13.5.09

Auxiliar «haver»

Último reduto

      Os falantes têm uma ideia mais ou menos clara de que o modelo mais utilizado na língua portuguesa para a formação de tempos compostos é ter + particípio passado e que o modelo haver + particípio passado tem um acentuado recorte literário e formal, sendo a diferença meramente estilística. Mais ainda, alguns saberão que este último modelo é muito usado na variante brasileira da língua. Contudo, nas traduções, por motivos que não são imediatamente claros, encontramos o último reduto, defendido por tradutores e revisores, desta construção. Numa obra que estou a ler, De Bom a Excelente, de Jim Collins (com tradução de Paulo Tiago Bento e revisão de Ayala Monteiro. 4.ª ed. Lisboa: Casa das Letras, 2008), são inúmeros os exemplos desta construção: «Smith, o advogado de modos suaves da empresa, não tinha muita certeza de que o conselho de administração houvesse feito a escolha certa — e essa dúvida foi reforçada no momento em que um dos directores falou com ele à parte e lhe lembrou que lhe faltavam algumas das qualificações necessárias à posição» (p. 39). «Voltámos a insistir, sublinhando que havíamos seleccionado as empresas bom para óptimo a partir de um desempenho que ultrapassava a média do sector» (p. 61). «Afinal, não havíamos encontrado provas de que as empresas bom para óptimo tivessem sido abençoadas com mais sorte (ou, no caso, com mais azar) do que as empresas de comparação» (p. 62). «Começámos então a reparar no padrão simétrico que apresentavam os executivos das empresas de comparação: eles atribuíam grande parte da culpa à sorte, lamentando-se frequentemente das circunstâncias que haviam encontrado» (p. 62). «Olhando para a evidência empírica, notámos que alguns dos líderes do nosso estudo haviam passado por experiências de vida significativas que talvez tenham iniciado ou estimulado o processo de maturação» (p. 66)…

1 comentário:

Paulo Bento disse...

Agradeço o seu interesse pela obra.

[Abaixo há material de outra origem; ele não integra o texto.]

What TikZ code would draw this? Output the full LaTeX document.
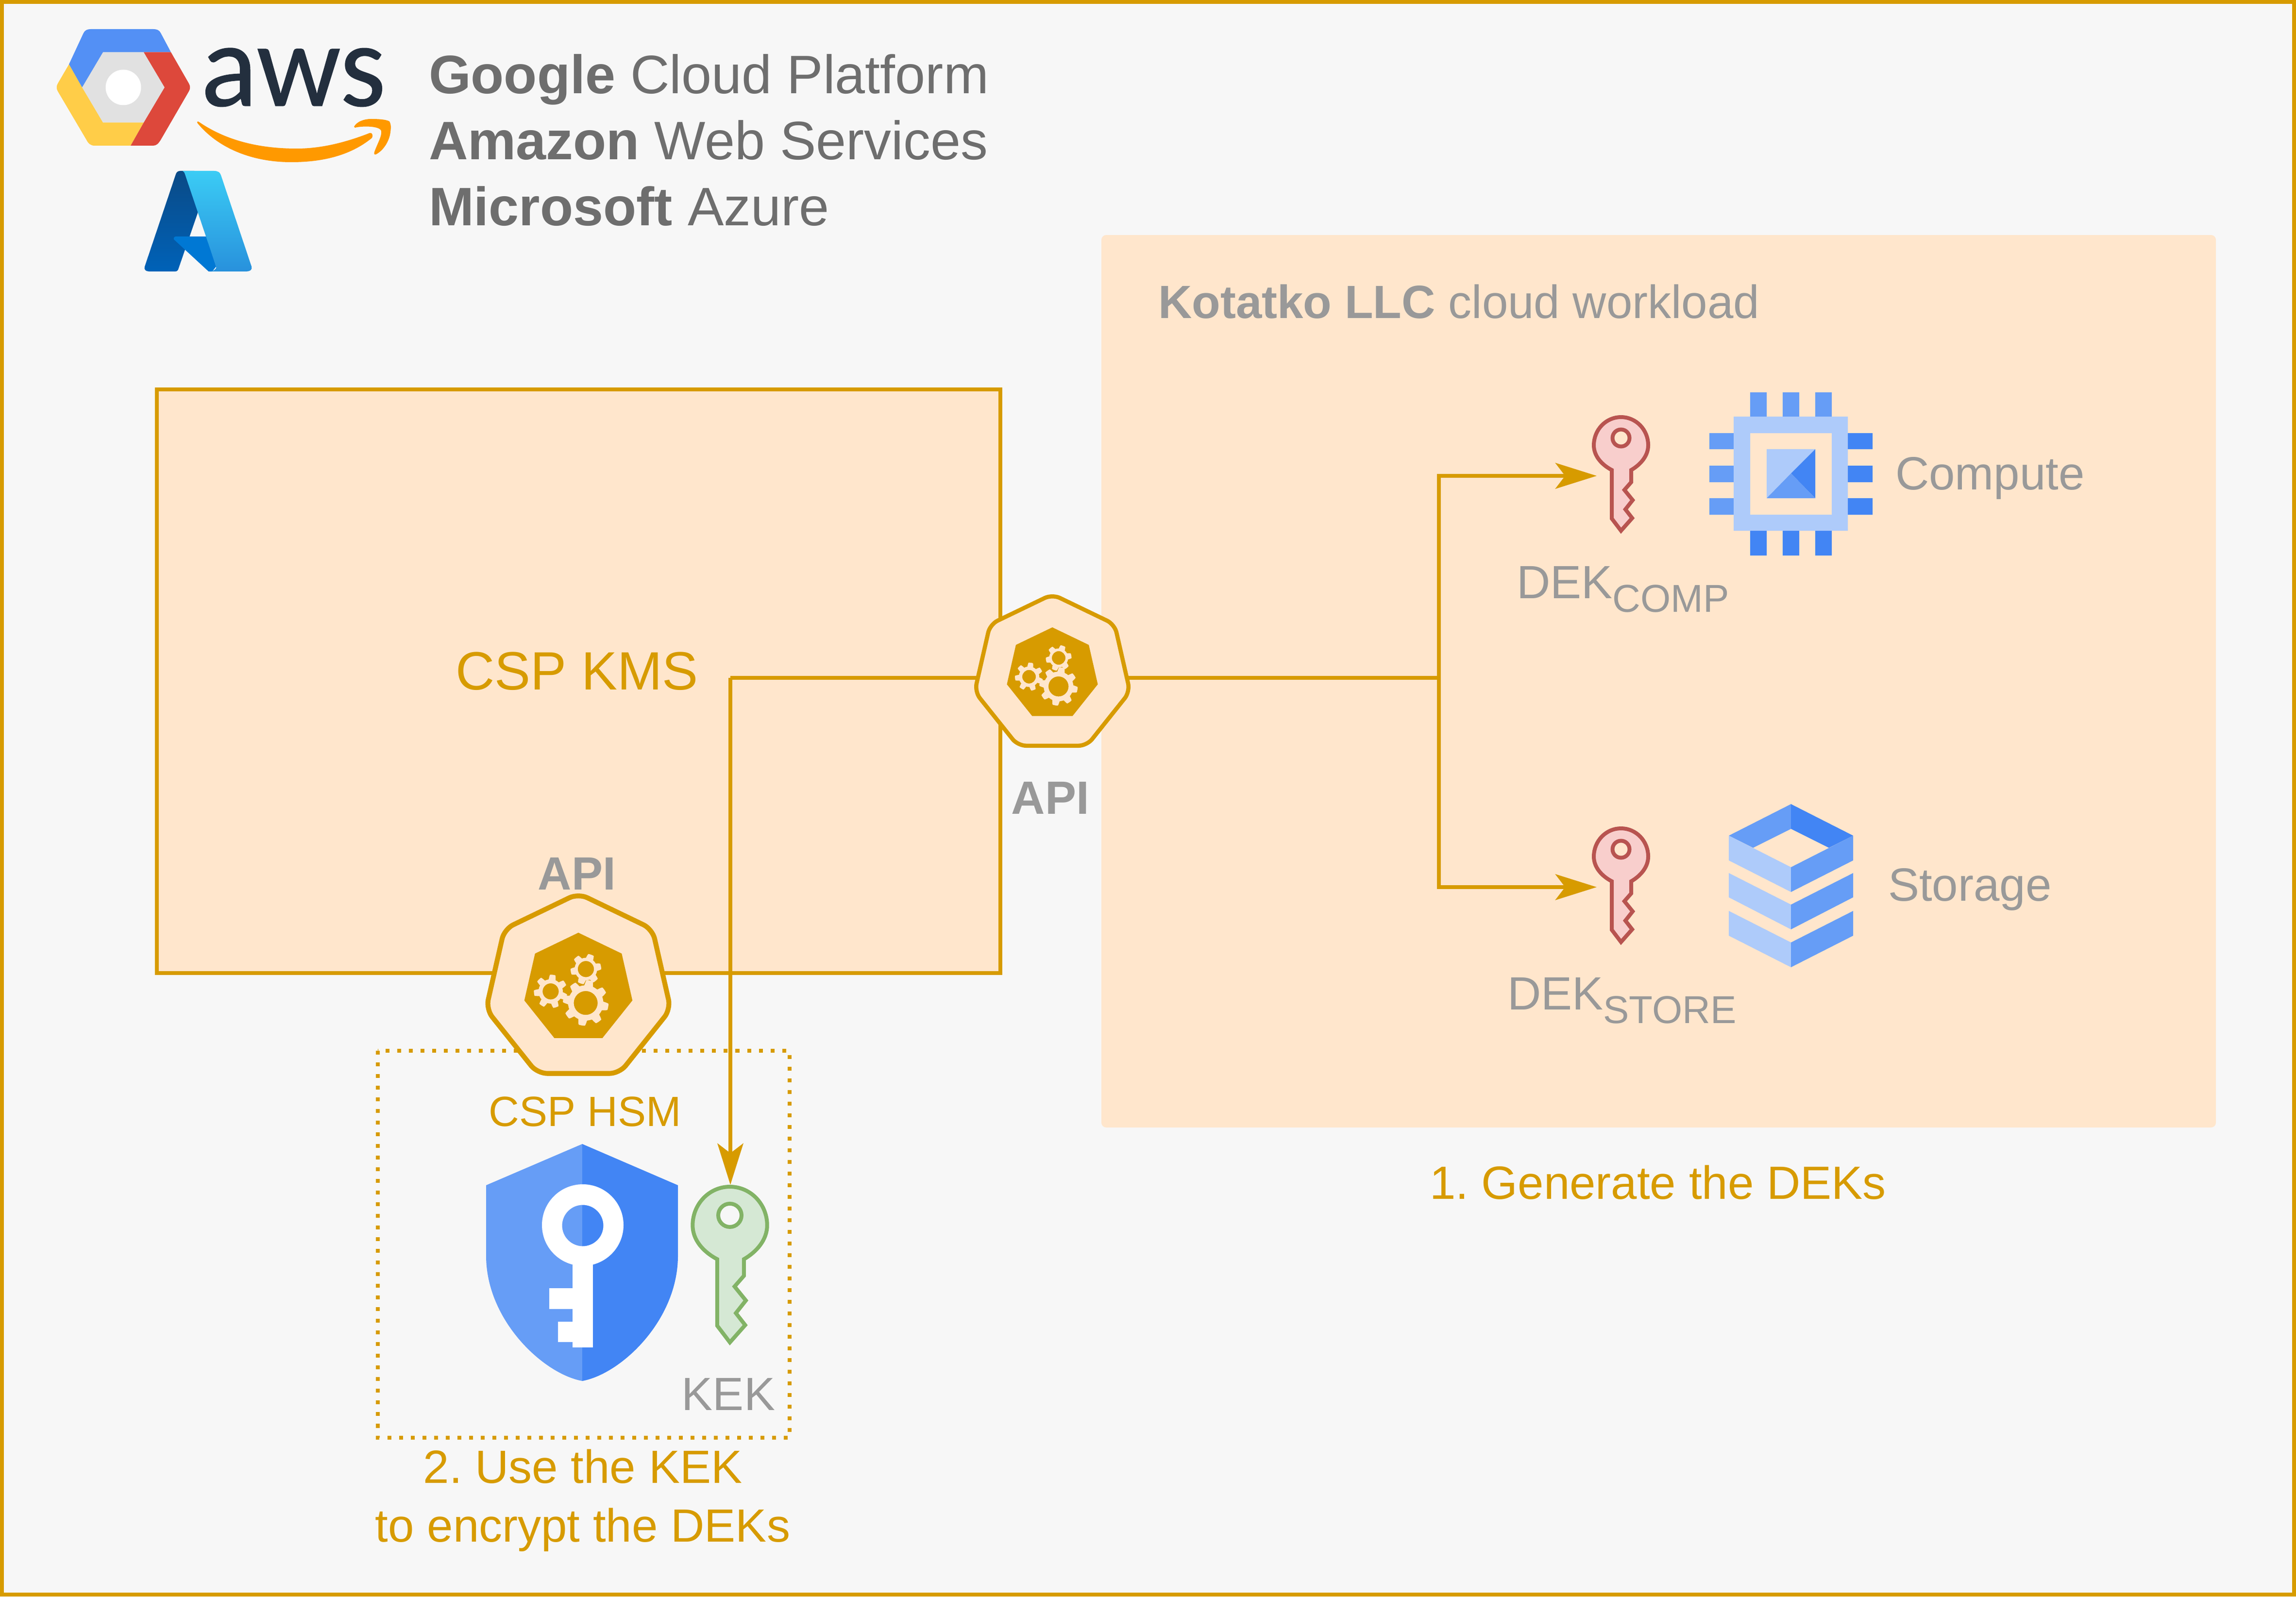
\documentclass[tikz,border=0pt]{standalone}
\usepackage{fontspec}
\setmainfont{Liberation Sans}
\newfontfamily\awsfont[FakeBold=0.5]{Carlito}
\usetikzlibrary{shapes.geometric,arrows.meta}
\definecolor{gold}{HTML}{D79B00}
\definecolor{peach}{HTML}{FFE6CC}
\definecolor{pagebg}{HTML}{F7F7F7}
\definecolor{lt}{HTML}{AECBFA}
\definecolor{md}{HTML}{669DF6}
\definecolor{dk}{HTML}{4285F4}
\definecolor{headtx}{HTML}{6E6E6E}
\definecolor{graytx}{HTML}{999999}
\definecolor{goldtx}{HTML}{D79B00}
\definecolor{gcpblue}{HTML}{5390F5}
\definecolor{gcpyellow}{HTML}{FFCD48}
\definecolor{gcpred}{HTML}{DD483B}
\definecolor{gcpgray}{HTML}{E1E1E1}
\definecolor{awsink}{HTML}{232F3E}
\definecolor{awsorange}{HTML}{FF9900}
\definecolor{azA}{HTML}{0A4A86}
\definecolor{azB}{HTML}{0062B8}
\definecolor{azC}{HTML}{0078D4}
\definecolor{azD}{HTML}{3BCCF5}
\definecolor{azE}{HTML}{2891DC}
\definecolor{redfill}{HTML}{F8CECC}
\definecolor{redline}{HTML}{B85450}
\definecolor{greenfill}{HTML}{D5E8D4}
\definecolor{greenline}{HTML}{82B366}
\pgfdeclarelayer{base}
\pgfdeclarelayer{conn}
\pgfsetlayers{base,conn,main}
\newcommand{\fpx}[1]{\pgfmathsetmacro\fpxv{#1*0.28453}\fontsize{\fpxv}{\fpxv}\selectfont}
\frenchspacing
\tikzset{
  x=0.01cm,y=-0.01cm,
  px8/.style={line width=0.08cm},
  tl/.style={inner sep=0pt,outer sep=0pt,anchor=base west},
  tc/.style={inner sep=0pt,outer sep=0pt,anchor=base},
  wire/.style={draw=gold,px8},
  tip/.style={-{Stealth[length=0.85cm,width=0.53cm,inset=0.2cm,fill=gold]}},
  heptout/.style={regular polygon,regular polygon sides=7,draw=gold,fill=peach,inner sep=0pt,outer sep=0pt},
  heptin/.style={regular polygon,regular polygon sides=7,fill=gold,inner sep=0pt,outer sep=0pt},
}
% key: centre x, top y, scale, fill, stroke, hole fill
\newcommand{\keyicon}[6]{%
  \begin{scope}[shift={(#1,#2)},scale=#3]
    \filldraw[fill=#4,draw=#5,line width=0.08cm,miter limit=4]
      (-19,109) .. controls (-40,98) and (-56,80) .. (-56,58)
      .. controls (-56,26) and (-31,0) .. (0,0)
      .. controls (31,0) and (56,26) .. (56,58)
      .. controls (56,80) and (40,98) .. (21,109)
      -- (21,134) -- (7,150) -- (24,171) -- (9,190) -- (23,208) -- (0,234) -- (-19,209) -- cycle;
    \filldraw[fill=#6,draw=#5,line width=0.08cm] (0,43) circle (17.5);
  \end{scope}}
% gear: cx, cy, mid radius, amplitude, hole, teeth, phase
\newcommand{\gearicon}[7]{%
  \fill[peach,even odd rule]
    plot[domain=0:360,samples=289,variable=\t]
      ({#1+(#3+#4*max(-1,min(1,2.4*cos(#6*(\t-#7)))))*cos(\t)},
       {#2+(#3+#4*max(-1,min(1,2.4*cos(#6*(\t-#7)))))*sin(\t)}) -- cycle
    (#1,#2) circle (#5);}
% API heptagon: name, cx, cy, R
\newcommand{\apihex}[4]{%
  \pgfmathsetmacro\hs{#4/164}
  \pgfmathsetmacro\hdo{2*#4*0.01}
  \pgfmathsetmacro\hdi{2*96*\hs*0.01}
  \pgfmathsetmacro\hlw{0.085*\hs}
  \pgfmathsetmacro\hrc{0.17*\hs}
  \node[heptout,minimum size=\hdo cm,line width=\hlw cm,rounded corners=\hrc cm] (#1) at (#2,#3) {};
  \node[heptin,minimum size=\hdi cm] (#1in) at (#2,#3) {};
  \begin{scope}[shift={(#2,#3)},scale=\hs]
    \gearicon{12.7}{25.7}{35}{4.5}{20.7}{8}{10}
    \gearicon{13}{-33}{23}{3.5}{14}{6}{-10}
    \gearicon{-48}{5.7}{25}{4}{14}{7}{20}
  \end{scope}}
\begin{document}
\begin{tikzpicture}
\useasboundingbox (0,0) rectangle (4728,3288);
\begin{pgfonlayer}{base}
  \filldraw[fill=pagebg,draw=gold,px8] (4,4) rectangle (4724,3284);
  \fill[peach,rounded corners=0.1cm] (2268,484) rectangle (4563,2322);
  \filldraw[fill=peach,draw=gold,px8] (323,802) rectangle (2060,2004);
  \draw[gold,line width=0.08cm,dash pattern=on 0.08cm off 0.16cm] (778,2164) rectangle (1626,2961);
\end{pgfonlayer}

% cloud provider logos
\fill[gcpgray] (212,107.5) -- (296,107.5) -- (339,180) -- (296,252.5) -- (212,252.5) -- (169,180) -- cycle;
\fill[white] (254,180) circle (36.5);
\fill[gcpblue] (142,132.5) -- (172,68) .. controls (175,62) and (180,60) .. (187,60) -- (316,60) .. controls (323,60) and (328,62) .. (331,68) -- (352,107.5) -- (212,107.5) -- (169,180) -- cycle;
\fill[gcpyellow] (142,132.5) -- (119,172) .. controls (116,177) and (116,183) .. (119,188) -- (178,288) .. controls (182,296) and (187,300) .. (195,300) -- (269,300) -- (296,252.5) -- (212,252.5) -- (169,180) -- cycle;
\fill[gcpred] (352,107.5) -- (389,172) .. controls (392,177) and (392,183) .. (389,188) -- (331,288) .. controls (326,296) and (322,300) .. (315,300) -- (269,300) -- (296,252.5) -- (339,180) -- (296,107.5) -- cycle;
\node[inner sep=0pt,anchor=base,text=awsink,xscale=0.99] (awsword) at (604,218) {\awsfont\fpx{245}aws};
\fill[awsorange] (407,254) .. controls (404,250) and (408,249) .. (411,252) .. controls (470,292) and (540,306) .. (611,306) .. controls (660,306) and (710,294) .. (761,274) .. controls (766,272) and (769,279) .. (766,284) .. controls (720,322) and (660,334) .. (600,334) .. controls (520,334) and (450,306) .. (407,254) -- cycle;
\fill[awsorange] (729,261) .. controls (735,250) and (750,245) .. (764,245) .. controls (780,245) and (795,246) .. (802,250) .. controls (806,258) and (805,265) .. (804,272) .. controls (802,290) and (790,310) .. (774,318) .. controls (770,319) and (770,316) .. (771,313) .. controls (776,298) and (787,280) .. (785,270) .. controls (783,259) and (745,259) .. (731,263) -- cycle;
\shade[top color=azA,bottom color=azB] (371,352) .. controls (365,352) and (363,356) .. (362,359) -- (298,549) .. controls (296,555) and (300,559) .. (307,559) -- (361,559) .. controls (365,559) and (367,556) .. (368,552) -- (408,436) -- (400,352) -- cycle;
\fill[azC] (363,487) -- (425,487) -- (445,549) -- (437,559) -- (429.5,559) -- (358,493) .. controls (357,490) and (359,487) .. (363,487) -- cycle;
\shade[top color=azD,bottom color=azE] (376,352) -- (441,352) .. controls (449,352) and (453,355) .. (455,361) -- (518,549) .. controls (520,555) and (515,559) .. (508,559) -- (432,559) .. controls (441,558) and (447,553) .. (445,549) -- (381,359) .. controls (380,355) and (378,353) .. (376,352) -- cycle;

\node[tl,text=headtx] (gcp) at (883,193) {\fpx{111.5}\textbf{Google} Cloud Platform};
\node[tl,text=headtx] (amz) at (883,329) {\fpx{111.5}\textbf{Amazon} Web Services};
\node[tl,text=headtx] (msa) at (883,464) {\fpx{111.5}\textbf{Microsoft} Azure};

\node[tl,text=graytx] (wl) at (2385,655) {\fpx{96}\textbf{Kotatko LLC} cloud workload};
\node[tc,text=goldtx] (kms) at (1188,1420) {\fpx{111}CSP KMS};

\apihex{apiCloud}{2167}{1388}{164}
\apihex{apiHsm}{1191}{2035}{195}
\node[tc,text=graytx] (apilabR) at (2163,1676) {\fpx{96}\textbf{API}};
\node[tc,text=graytx] (apilabB) at (1188,1832) {\fpx{96}\textbf{API}};

% coordinates of the connectors
\coordinate (busL) at (1504,1396);
\coordinate (busR) at (2963,1396);
\coordinate (kekTip) at (1504,2440);
\coordinate (compTip) at (3288,980);
\coordinate (storeTip) at (3288,1827);
\begin{pgfonlayer}{conn}
  \draw[wire] (apiCloud |- busL) -- (busL);
  \draw[wire] (apiCloud |- busR) -- (busR);
  \draw[wire,tip] (busL) -- (kekTip);
  \draw[wire,tip] (busR) |- (compTip);
  \draw[wire,tip] (busR) |- (storeTip);
\end{pgfonlayer}

% keys
\keyicon{3338}{859}{1}{redfill}{redline}{peach}
\keyicon{3338}{1706}{1}{redfill}{redline}{peach}
\keyicon{1503}{2444}{1.37}{greenfill}{greenline}{pagebg}

\node[tl,text=graytx] (dekc) at (3123,1232) {\fpx{96}DEK\raisebox{-0.28cm}{\fpx{80}COMP}};
\node[tl,text=graytx] (deks) at (3104,2079) {\fpx{96}DEK\raisebox{-0.28cm}{\fpx{80}STORE}};

% compute chip
\fill[md] (3604,808) rectangle (3638,858) (3671,808) rectangle (3705,858) (3738,808) rectangle (3772,858);
\fill[dk] (3604,1093) rectangle (3638,1144) (3671,1093) rectangle (3705,1144) (3738,1093) rectangle (3772,1144);
\fill[md] (3520,892) rectangle (3570,925) (3520,959) rectangle (3570,993) (3520,1026) rectangle (3570,1060);
\fill[dk] (3805,892) rectangle (3856,925) (3805,959) rectangle (3856,993) (3805,1026) rectangle (3856,1060);
\fill[lt,even odd rule] (3570,858) rectangle (3805,1093) (3604,892) rectangle (3772,1060);
\fill[lt] (3638,925) -- (3738,925) -- (3638,1026) -- cycle;
\fill[dk] (3738,925) -- (3738,1026) -- (3688,975) -- cycle;
\fill[md] (3638,1026) -- (3738,1026) -- (3688,975) -- cycle;
\node[tl,text=graytx] (comp) at (3903,1008) {\fpx{96}Compute};

% storage
\fill[md] (3560,1721) -- (3688,1656) -- (3688,1707) -- (3610,1746) -- cycle;
\fill[dk] (3688,1656) -- (3816,1721) -- (3766,1746) -- (3688,1707) -- cycle;
\fill[lt] (3560,1721) -- (3688,1786) -- (3688,1837) -- (3560,1772) -- cycle;
\fill[md] (3816,1721) -- (3688,1786) -- (3688,1837) -- (3816,1772) -- cycle;
\fill[lt] (3560,1798) -- (3688,1863) -- (3688,1914) -- (3560,1848) -- cycle;
\fill[md] (3816,1798) -- (3688,1863) -- (3688,1914) -- (3816,1848) -- cycle;
\fill[lt] (3560,1876) -- (3688,1941) -- (3688,1992) -- (3560,1927) -- cycle;
\fill[md] (3816,1876) -- (3688,1941) -- (3688,1992) -- (3816,1927) -- cycle;
\node[tl,text=graytx] (stor) at (3888,1855) {\fpx{96}Storage};

% shield with key
\fill[md] (1199,2356) -- (1001,2441) -- (1001,2586) .. controls (1001,2720) and (1120,2830) .. (1199,2844) -- cycle;
\fill[dk] (1199,2356) -- (1396,2441) -- (1396,2586) .. controls (1396,2720) and (1278,2830) .. (1199,2844) -- cycle;
\fill[white,even odd rule] (1200,2523) circle (84) (1200,2524) circle (42.5);
\fill[white] (1179,2590) rectangle (1221,2775);
\fill[white] (1131,2653) rectangle (1179,2696);
\fill[white] (1149,2722) rectangle (1179,2764);

\node[tc,text=goldtx] (hsm) at (1205,2319) {\fpx{87}CSP HSM};
\node[tc,text=graytx] (keklab) at (1500,2904) {\fpx{96}KEK};
\node[tc,text=goldtx] (step2a) at (1200,3054) {\fpx{96}2. Use the KEK};
\node[tc,text=goldtx] (step2b) at (1200,3175) {\fpx{96}to encrypt the DEKs};
\node[tc,text=goldtx] (step1) at (3414,2469) {\fpx{96}1. Generate the DEKs};
\end{tikzpicture}
\end{document}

A principal razão para a opção prende-se com o evitar de formas do verbo ter na mesma frase, como acontece nalguns dos exemplos que apresenta. Nos casos em que não está presente esse motivo, terá sido certamente uma questão estética tomada no momento, mas terei em atenção em futuros trabalhos o possível exagerado recorte literário dessa utilização.